I smiled to myself, because that was part of the theme of practicing the presence of people that I have been integrating into my life.  I talked the other day about seeing the nobility in others, no matter who, not only for that person, but for you…to glean and learn together…as a shared moment of love, learning, life, and creation.  Listen, watch, observe, and integrate…then live it and share (let others glean from you)…that has been my integration. 
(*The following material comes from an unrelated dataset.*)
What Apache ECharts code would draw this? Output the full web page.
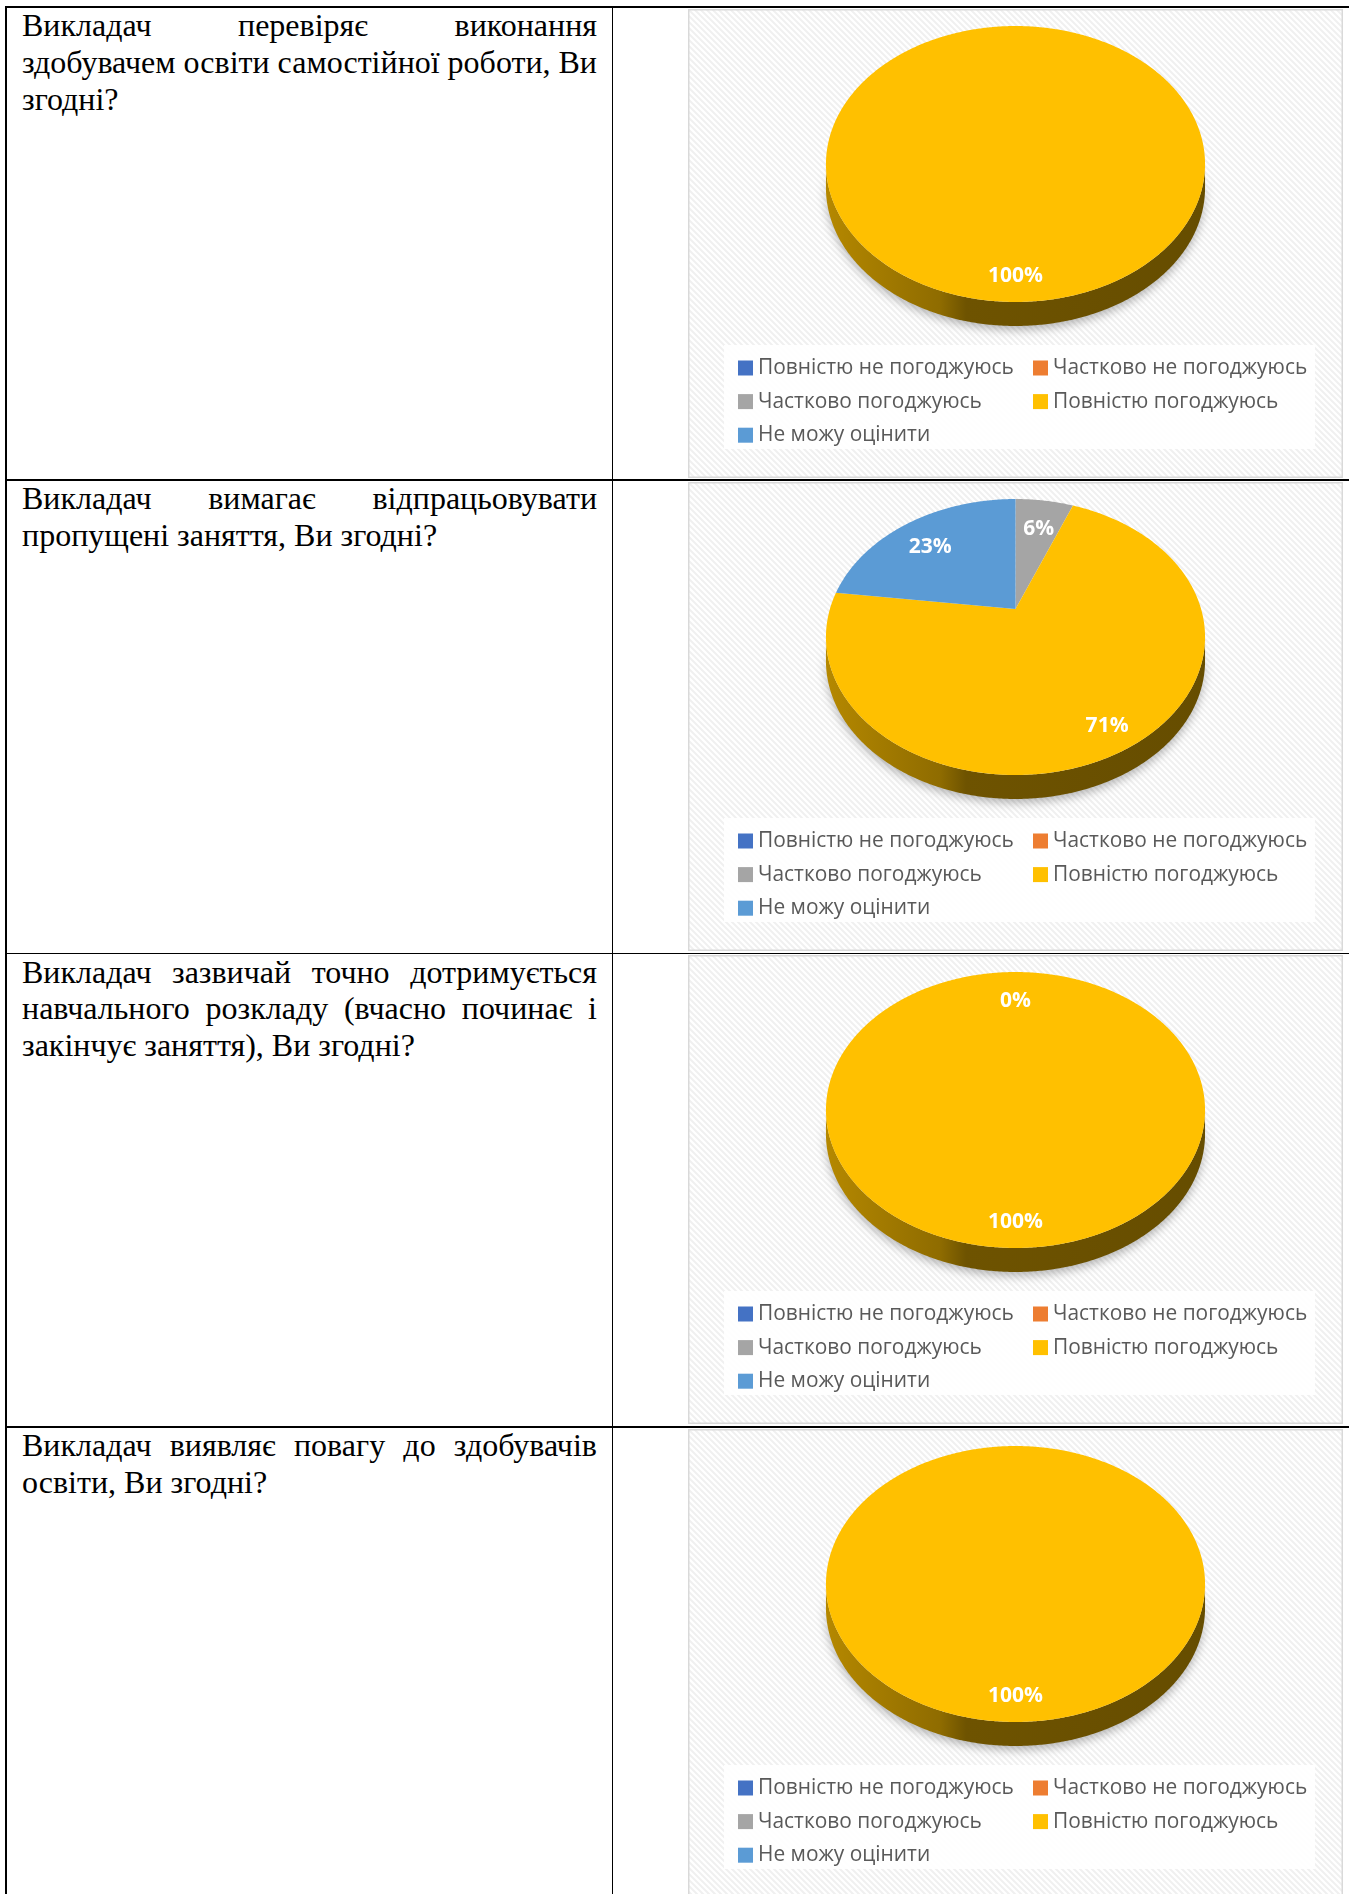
<!DOCTYPE html>
<html>
<head>
<meta charset="utf-8">
<script src="https://cdn.jsdelivr.net/npm/echarts@6/dist/echarts.min.js"></script>
<style>
  html, body { margin: 0; padding: 0; background: #fff; }
  body { width: 1349px; height: 1894px; position: relative; overflow: hidden; }
  .hl { position: absolute; left: 5px; width: 1344px; background: #000; }
  .vl { position: absolute; top: 6px; height: 1888px; background: #000; }
  .q { position: absolute; left: 22px; width: 575px; font-family: 'Liberation Serif', 'Times New Roman', serif;
       font-size: 32px; line-height: 36.8px; color: #000; }
  .q .ln { white-space: nowrap; }
  .q .jf { display: flex; justify-content: space-between; white-space: nowrap; }
  .chart { position: absolute; left: 688px; width: 655px; height: 469px; }
</style>
</head>
<body>
<div id="page"></div>
<script>
// Answer options, in legend order
const categories = [
  'Повністю не погоджуюсь',
  'Частково не погоджуюсь',
  'Частково погоджуюсь',
  'Повністю погоджуюсь',
  'Не можу оцінити'
];

// Question text, one entry per printed line
const question1 = ['Викладач перевіряє виконання', 'здобувачем освіти самостійної роботи, Ви', 'згодні?'];
const question2 = ['Викладач вимагає відпрацьовувати', 'пропущені заняття, Ви згодні?'];
const question3 = ['Викладач зазвичай точно дотримується', 'навчального розкладу (вчасно починає і', 'закінчує заняття), Ви згодні?'];
const question4 = ['Викладач виявляє повагу до здобувачів', 'освіти, Ви згодні?'];

// Share of answers, % (null = option not present in the data)
const shares1 = [null, null, null, 100, null];
const shares2 = [null, null, 6, 71, 23];
const shares3 = [null, null, 0, 100, null];
const shares4 = [null, null, null, 100, null];

const palette = ['#4472C4', '#ED7D31', '#A5A5A5', '#FFC000', '#5B9BD5'];

const questions = [question1, question2, question3, question4];
const sharesList = [shares1, shares2, shares3, shares4];

// ---- table frame ----
const rowTops = [6, 479, 952.5, 1426];
const page = document.getElementById('page');
function addDiv(cls, css) {
  const d = document.createElement('div');
  d.className = cls;
  Object.assign(d.style, css);
  page.appendChild(d);
  return d;
}
addDiv('hl', { top: '6px', height: '2px' });
rowTops.slice(1).forEach(y => addDiv('hl', { top: y + 'px', height: '1.5px' }));
addDiv('vl', { left: '5px', width: '2px' });
addDiv('vl', { left: '611.5px', width: '1.5px' });

// ---- question cells ----
questions.forEach((lines, i) => {
  const box = addDiv('q', { top: (rowTops[i] + 1) + 'px' });
  lines.forEach((line, li) => {
    const row = document.createElement('div');
    if (li < lines.length - 1) {
      row.className = 'jf';
      line.split(' ').forEach(w => {
        const s = document.createElement('span');
        s.textContent = w;
        row.appendChild(s);
      });
    } else {
      row.className = 'ln';
      row.textContent = line;
    }
    box.appendChild(row);
  });
});

// ---- tilted pie geometry (pixel units of the chart box) ----
const W = 655, H = 469;
const G = { cx: 327.5, vy: 127, rx: 185.6, ry: 132.3, k: 0.203, depth: 24 };
const TH_R = Math.acos(-G.k);               // right silhouette angle
const TH_L = 2 * Math.PI - Math.acos(-G.k); // left silhouette angle
const ECY = G.vy + G.ry * G.k / (1 - G.k * G.k); // centre of the outline

function proj(theta, t, drop) {
  const a = Math.sin(theta) * t, b = Math.cos(theta) * t;
  const w = 1 + G.k * b;
  return [G.cx + G.rx * a / w, G.vy - G.ry * b / w + drop];
}
function arc(a0, a1, drop) {
  const n = Math.max(2, Math.ceil(Math.abs(a1 - a0) / (Math.PI / 360)));
  const pts = [];
  for (let i = 0; i <= n; i++) pts.push(proj(a0 + (a1 - a0) * i / n, 1, drop));
  return pts;
}
function shade(hex, f) {
  const n = parseInt(hex.slice(1), 16);
  const r = Math.round(((n >> 16) & 255) * f), g = Math.round(((n >> 8) & 255) * f), b = Math.round((n & 255) * f);
  return 'rgb(' + r + ',' + g + ',' + b + ')';
}

function renderSlice(params, api) {
  const a0 = api.value(0) * Math.PI / 180;
  const a1 = api.value(1) * Math.PI / 180;
  const v = api.value(2);
  const color = api.visual('color');
  const children = [];

  // outer wall, only where it faces the viewer
  const s = Math.max(a0, TH_R), e = Math.min(a1, TH_L);
  if (e > s) {
    const pts = arc(s, e, 0).concat(arc(e, s, G.depth)).map(p => api.coord(p));
    const xl = api.coord([G.cx - G.rx / Math.sqrt(1 - G.k * G.k), 0])[0];
    const xr = api.coord([G.cx + G.rx / Math.sqrt(1 - G.k * G.k), 0])[0];
    children.push({
      type: 'polygon', z2: 1,
      shape: { points: pts },
      style: {
        fill: new echarts.graphic.LinearGradient(xl, 0, xr, 0, [
          { offset: 0, color: shade(color, 0.71) },
          { offset: 0.3, color: shade(color, 0.56) },
          { offset: 0.37, color: shade(color, 0.43) },
          { offset: 1, color: shade(color, 0.40) }
        ], true),
        shadowBlur: 10, shadowOffsetY: 4, shadowColor: 'rgba(0,0,0,0.28)'
      }
    });
  }

  // top face
  if (a1 > a0) {
    const pts = [api.coord(proj(0, 0, 0))].concat(arc(a0, a1, 0).map(p => api.coord(p)));
    children.push({ type: 'polygon', z2: 5, shape: { points: pts }, style: { fill: color } });
  }

  // percentage label
  const mid = (a0 + a1) / 2;
  const rimPt = proj(mid, 1, 0);
  const lp = api.coord([G.cx + 0.8 * (rimPt[0] - G.cx), ECY + 0.8 * (rimPt[1] - ECY) + 1.5]);
  children.push({
    type: 'text', z2: 10, x: lp[0], y: lp[1],
    style: {
      text: Math.round(v) + '%', fill: '#ffffff',
      font: 'bold 21px "Open Sans", sans-serif',
      align: 'center', verticalAlign: 'middle'
    }
  });
  return { type: 'group', children };
}

function hatchCanvas() {
  const c = document.createElement('canvas');
  c.width = 6; c.height = 6;
  const g = c.getContext('2d');
  g.fillStyle = '#ffffff'; g.fillRect(0, 0, 6, 6);
  g.strokeStyle = '#f0f0f0'; g.lineWidth = 2;
  g.beginPath();
  g.moveTo(-1, -1); g.lineTo(7, 7);
  g.moveTo(-1, 5); g.lineTo(1, 7);
  g.moveTo(5, -1); g.lineTo(7, 1);
  g.stroke();
  return c;
}
const hatch = hatchCanvas();

function buildOption(shares) {
  const total = shares.reduce((s, v) => s + (v || 0), 0);
  let acc = 0;
  const series = categories.map((name, j) => {
    const v = shares[j];
    const data = [];
    if (v !== null) {
      data.push([acc / total * 360, (acc + v) / total * 360, v]);
      acc += v;
    }
    return {
      type: 'custom', name, coordinateSystem: 'cartesian2d', clip: false, silent: true,
      itemStyle: { color: palette[j] },
      renderItem: renderSlice, data
    };
  });
  const legendText = { color: '#595959', fontFamily: 'Open Sans', fontSize: 20.9 };
  const legendBase = {
    orient: 'vertical', top: 348.5, itemWidth: 15, itemHeight: 15, itemGap: 12.6,
    icon: 'rect', padding: 0, selectedMode: false, textStyle: legendText
  };
  return {
    animation: false,
    grid: { left: 0, right: 0, top: 0, bottom: 0 },
    xAxis: { type: 'value', min: 0, max: W, show: false },
    yAxis: { type: 'value', min: 0, max: H, inverse: true, show: false },
    graphic: [
      { type: 'rect', z: -10, shape: { x: 0.75, y: 0.75, width: W - 1.5, height: H - 1.5 },
        style: { fill: { image: hatch, repeat: 'repeat' }, stroke: '#d9d9d9', lineWidth: 1.5 } },
      { type: 'rect', z: -9, shape: { x: 36, y: 336, width: 591, height: 104 },
        style: { fill: 'rgba(255,255,255,0.88)' } }
    ],
    legend: [
      Object.assign({ left: 50, data: [categories[0], categories[2], categories[4]] }, legendBase),
      Object.assign({ left: 345, data: [categories[1], categories[3]] }, legendBase)
    ],
    series
  };
}

sharesList.forEach((shares, i) => {
  const el = addDiv('chart', { top: (rowTops[i] + 2.5) + 'px' });
  const chart = echarts.init(el, null, { renderer: 'canvas' });
  chart.setOption(buildOption(shares));
});
</script>
</body>
</html>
Jack Kerouac (whom I’ve quoted before) says, “Be submissive to everything, open, listening.”  As you go about your day, as I do mine, I hope you listen…wonder, be inquisitive, integrate…listen.

Love Liberates (Part 2)


Frozen stream in Enäjärvi, Finland.
Can't Beat Flowing Downstream in a Lovely Snowy Stream

The last time we talked about love liberating, I suggested that love being liberated needs to start within us.  If love is not liberated within us, then the love that we extend or share with others is based on the patterns of our experiences in love in our own lives…and may not be a liberating love.  The patterns that we talked about before may be patterns of shame, fear, judgment, frustration, perhaps even despair.  Our own self love is conditional; bathed in these emotions; based on our experience, interactions, and relationships.  The greatest gift of love that we can give to ourselves and others is to continue to find healing and freedom in our own love so that these laden patterns don’t taint our love for and with others. 

Taking this idea a step further, love liberates if we love in freedom and with freedom.  You might have heard the analogy of our lives flowing down stream versus paddling strenuously and endlessly upstream.  I like this analogy.  For many of us having been influenced by our cultural heritage, faith-based emphases, environment, family; we think the way to be loved is to earn it, work hard to please, perform, over-extend, sacrifice, endure – in other words, paddle up stream…and if we paddle hard enough, maybe someday we will get there.  In our “love for others” we “love”, teach, or influence others to do the same.  If we understand what true love is – free, liberating – something that already is and doesn’t have to be earned, we can see that paddling up stream is not liberating love.  Liberating love is accepting the completeness of love in us and resting in that, as if it already is and we already are…and flowing downstream in that freedom.  I share this analogy often with parents, because as parents, I think we have the “power” to help our children find freedom in love – find freedom to flow downstream in their own self-care and self-love.  Think about it, rebellion is a reaction, a paddling upstream response. 

If we aren’t free to flow downstream, we most likely will hold others to the same standards of paddling upstream, and love becomes more conditional.  If they don’t paddle as hard as we do, then where do we often go – back to judgment and shame.  If they paddle harder, then our response might be – jealousy and competition.  All that to say, the more comfortable we are in our own self-care and are living in knowing we are love and are loved, we flow downstream.  Sure there might be bumps and obstacles along the way, but water that flows downstream, does just that, it flows.  If we are flowing downstream, then the condition of our love for others encourages their flowing downstream and doesn’t contribute to their paddling upstream.

Enough said…life is not about arriving…life is about practicing…growing…resting…knowing.  Integrate these thoughts as contemplations.  Nothing mentioned is about good, bad, right, or wrong…remember love unshackles – sets free – for you and those you love.